In all, Downtown has added 16,000 new employees since 2010, with the lion’s share arriving when the Quicken Loans group of companies brought around 12,500 employees to a new corporate campus five years ago. The online retail mortgage provider is owned by billionaire Dan Gilbert, who has been central to Detroit’s revival – not just as a result of its relocation to Downtown from the suburbs, but also through Gilbert’s extraordinary investment in the city. Since 2010, Gilbert has bought around 75 properties, many of which were vacant, in a $1.7 billion spending spree.

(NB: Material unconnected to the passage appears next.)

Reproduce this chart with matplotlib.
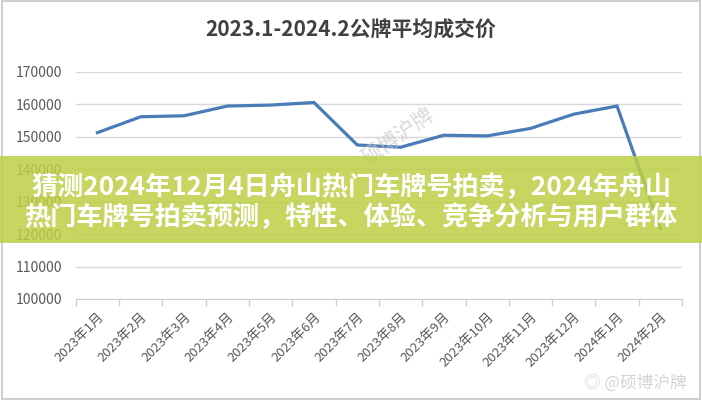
import matplotlib
matplotlib.use('Agg')
import matplotlib.pyplot as plt
from matplotlib.patches import Rectangle
import numpy as np

plt.rcParams['font.family'] = ['Noto Sans CJK SC', 'DejaVu Sans']

# data
months = ['2023年1月', '2023年2月', '2023年3月', '2023年4月', '2023年5月', '2023年6月',
          '2023年7月', '2023年8月', '2023年9月', '2023年10月', '2023年11月', '2023年12月',
          '2024年1月', '2024年2月']
avg_price = [151300, 156200, 156500, 159500, 159800, 160600,
             147500, 146800, 150500, 150300, 152600, 157000,
             159500, 121800]
y_ticks = [100000, 110000, 120000, 130000, 140000, 150000, 160000, 170000]

title = '2023.1-2024.2公牌平均成交价'
banner_lines = ['猜测2024年12月4日舟山热门车牌号拍卖，2024年舟山',
                '热门车牌号拍卖预测，特性、体验、竞争分析与用户群体']

fig = plt.figure(figsize=(7.02, 4.0), dpi=100)
ax = fig.add_axes([0.108, 0.2525, 0.8635, 0.5675])

x = np.arange(len(months))
ax.plot(x, avg_price, color='#4a7cb8', lw=2.3, solid_joinstyle='miter', zorder=3)

ax.set_xlim(-0.5, len(months) - 0.5)
ax.set_ylim(100000, 170000)
ax.set_yticks(y_ticks)
ax.set_yticklabels([str(v) for v in y_ticks], color='#595959', fontsize=10)
ax.grid(axis='y', color='#d9d9d9', lw=1)
ax.set_axisbelow(True)

ax.set_xticks(x)
ax.set_xticklabels(months, rotation=45, ha='right', rotation_mode='anchor',
                   color='#595959', fontsize=9.5)
ax.set_xticks(np.arange(-0.5, len(months)), minor=True)
ax.tick_params(axis='x', which='major', length=0, pad=8)
ax.tick_params(axis='x', which='minor', length=5, color='#d0d0d0', width=1)
ax.tick_params(axis='y', length=0, pad=10)

for s in ['top', 'right', 'left']:
    ax.spines[s].set_visible(False)
ax.spines['bottom'].set_color('#d0d0d0')

fig.text(0.5, 0.925, title, ha='center', va='center', fontsize=15,
         fontweight='bold', color='#404040')

# watermarks
fig.text(0.567, 0.66, '硕博沪牌', rotation=35, ha='center', va='center',
         fontsize=15, color='#c8c8c8', alpha=0.7)
fig.text(0.905, 0.042, '◎ @硕博沪牌', ha='center', va='center', fontsize=12,
         color='#d4d4d4')

# banner overlay
fig.patches.append(Rectangle((0, 0.3925), 1, 0.2175, transform=fig.transFigure,
                             facecolor='#bccf45', alpha=0.85, edgecolor='none', zorder=5))
fig.text(0.5, 0.532, banner_lines[0], ha='center', va='center', fontsize=18.8,
         fontweight='bold', color='white', zorder=6)
fig.text(0.5, 0.457, banner_lines[1], ha='center', va='center', fontsize=18.8,
         fontweight='bold', color='white', zorder=6)

# outer frame
fig.patches.append(Rectangle((0.003, 0.003), 0.994, 0.994, transform=fig.transFigure,
                             fill=False, edgecolor='#d0d0d0', lw=1.5))

fig.savefig('out.png', dpi=100)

These are now being refurbished and let to new occupiers.

Walking around Downtown you can see signs of Gilbert everywhere — his property arm Bedrock Real Estate puts ‘Opportunity Detroit’ stamps on the buildings it purchases and many are daubed with murals by street artists.

But Bedrock’s plans extend beyond refurbishing office space. One of the first buildings bought by Gilbert was the Madison Building, an historic theater that has been transformed into a thriving tech hub, with an incubator space and accelerator program – backed by Gilbert – that hosts dozens of start-ups as well as more established firms, including Twitter. The building, renamed the M@dison, is at the heart of Detroit’s burgeoning tech sector, which is benefiting from the growing ties with the auto industry. Gilbert plans to lay super-fast broadband Downtown as part of what he calls the Detroit 2.0 vision of reinventing Motown as a vibrant tech city, where digital technology, media and entertainment businesses can take root and thrive.

Ultimately, however, if Detroit is to truly recover it will need to resize itself, argues Bruce Katz, vice-president of the Brookings Institute and an expert on urbanism. The city’s long-term plan – dubbed Detroit Future City – envisions that whole neighbourhoods will be transformed into parks or agricultural land – or literally returned to their natural state – with a denser city concentrated around the Greater Downtown core. “Detroit is the quintessential shrinking city and now it needs to reinvent itself,” saysKatz, who likens the challenge facing Detroit to that of New Orleans after Hurricane Katrina. “Physically it’s going to be a very different city 50 years from now.

Katz says Detroit’s focus on building a strong core is the right approach and believes the city is well placed to benefit from the new innovation economy, particularly the growing connection between the auto sector and advanced manufacturing and technology. “When cities revive, they tend to revive from the core – and over the next five years that is going to accelerate,” he says.